What the task requires.
Pictures do not belong in your copy. Repeat all the other data exactly.

Given data.
--
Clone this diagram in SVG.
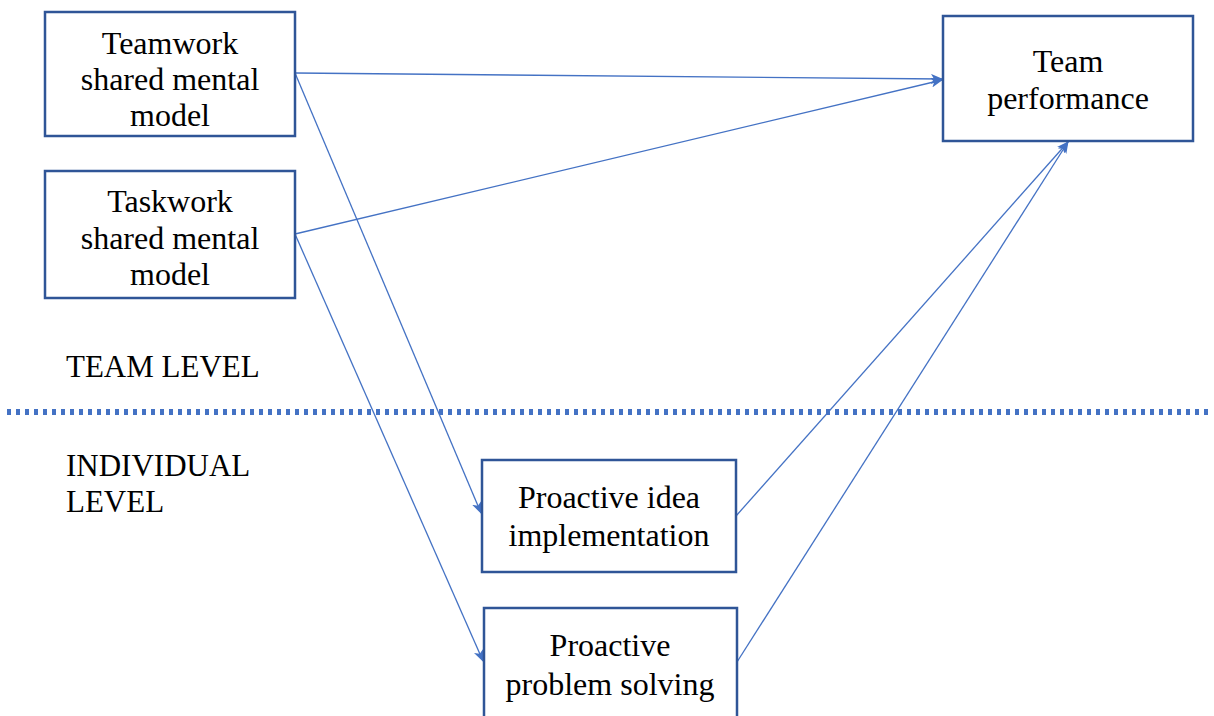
<svg xmlns="http://www.w3.org/2000/svg" width="1214" height="716" viewBox="0 0 1214 716">
<style>
.box{fill:#fff;stroke:#2F5597;stroke-width:2.5}
text{font-family:'Liberation Serif','Times New Roman',Times,serif;font-size:32px;fill:#000}
.t{text-anchor:middle}
.l{font-size:31px}
.c{stroke:#4472C4;stroke-width:1.3;fill:none;marker-end:url(#ah)}
</style>
<defs>
<marker id="ah" viewBox="0 0 12 10" refX="11" refY="5" markerWidth="12" markerHeight="10" markerUnits="userSpaceOnUse" orient="auto">
<path d="M0,0 L12,5 L0,10 L3,5 Z" fill="#4472C4"/>
</marker>
</defs>
<rect width="1214" height="716" fill="#fff"/>
<line x1="7" y1="412" x2="1212" y2="412" stroke="#4472C4" stroke-width="6" stroke-dasharray="4,5"/>
<g id="connectors">
<line class="c" x1="295" y1="73" x2="942" y2="79"/>
<line class="c" x1="295" y1="234" x2="942" y2="80"/>
<line class="c" x1="295" y1="73" x2="481" y2="513"/>
<line class="c" x1="295" y1="234" x2="483" y2="661"/>
<line class="c" x1="736" y1="516" x2="1068" y2="142"/>
<line class="c" x1="737" y1="662" x2="1068" y2="142"/>
</g>
<g id="teamwork">
<rect class="box" x="45" y="12" width="250" height="124"/>
<text class="t" x="170" y="54">Teamwork</text>
<text class="t" x="170" y="90">shared mental</text>
<text class="t" x="170" y="126">model</text>
</g>
<g id="taskwork">
<rect class="box" x="45" y="171" width="250" height="127"/>
<text class="t" x="170" y="212">Taskwork</text>
<text class="t" x="170" y="249">shared mental</text>
<text class="t" x="170" y="285">model</text>
</g>
<g id="team-performance">
<rect class="box" x="943" y="16" width="250" height="125"/>
<text class="t" x="1068" y="72">Team</text>
<text class="t" x="1068" y="109">performance</text>
</g>
<g id="idea">
<rect class="box" x="482" y="460" width="254" height="112"/>
<text class="t" x="609" y="508">Proactive idea</text>
<text class="t" x="609" y="546">implementation</text>
</g>
<g id="problem">
<rect class="box" x="484" y="608" width="253" height="120"/>
<text class="t" x="610" y="656">Proactive</text>
<text class="t" x="610" y="695">problem solving</text>
</g>
<g id="labels">
<text class="l" x="66" y="377">TEAM LEVEL</text>
<text class="l" x="66" y="476">INDIVIDUAL</text>
<text class="l" x="66" y="512">LEVEL</text>
</g>
</svg>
--
Answer for the task.
Clone this diagram in SVG.
<svg xmlns="http://www.w3.org/2000/svg" width="1214" height="716" viewBox="0 0 1214 716">
<style>
.box{fill:#fff;stroke:#2F5597;stroke-width:2.5}
text{font-family:'Liberation Serif','Times New Roman',Times,serif;font-size:32px;fill:#000}
.t{text-anchor:middle}
.l{font-size:31px}
.c{stroke:#4472C4;stroke-width:1.3;fill:none;marker-end:url(#ah)}
</style>
<defs>
<marker id="ah" viewBox="0 0 12 10" refX="11" refY="5" markerWidth="12" markerHeight="10" markerUnits="userSpaceOnUse" orient="auto">
<path d="M0,0 L12,5 L0,10 L3,5 Z" fill="#4472C4"/>
</marker>
</defs>
<rect width="1214" height="716" fill="#fff"/>
<line x1="7" y1="412" x2="1212" y2="412" stroke="#4472C4" stroke-width="6" stroke-dasharray="4,5"/>
<g id="connectors">
<line class="c" x1="295" y1="73" x2="942" y2="79"/>
<line class="c" x1="295" y1="234" x2="942" y2="80"/>
<line class="c" x1="295" y1="73" x2="481" y2="513"/>
<line class="c" x1="295" y1="234" x2="483" y2="661"/>
<line class="c" x1="736" y1="516" x2="1068" y2="142"/>
<line class="c" x1="737" y1="662" x2="1068" y2="142"/>
</g>
<g id="teamwork">
<rect class="box" x="45" y="12" width="250" height="124"/>
<text class="t" x="170" y="54">Teamwork</text>
<text class="t" x="170" y="90">shared mental</text>
<text class="t" x="170" y="126">model</text>
</g>
<g id="taskwork">
<rect class="box" x="45" y="171" width="250" height="127"/>
<text class="t" x="170" y="212">Taskwork</text>
<text class="t" x="170" y="249">shared mental</text>
<text class="t" x="170" y="285">model</text>
</g>
<g id="team-performance">
<rect class="box" x="943" y="16" width="250" height="125"/>
<text class="t" x="1068" y="72">Team</text>
<text class="t" x="1068" y="109">performance</text>
</g>
<g id="idea">
<rect class="box" x="482" y="460" width="254" height="112"/>
<text class="t" x="609" y="508">Proactive idea</text>
<text class="t" x="609" y="546">implementation</text>
</g>
<g id="problem">
<rect class="box" x="484" y="608" width="253" height="120"/>
<text class="t" x="610" y="656">Proactive</text>
<text class="t" x="610" y="695">problem solving</text>
</g>
<g id="labels">
<text class="l" x="66" y="377">TEAM LEVEL</text>
<text class="l" x="66" y="476">INDIVIDUAL</text>
<text class="l" x="66" y="512">LEVEL</text>
</g>
</svg>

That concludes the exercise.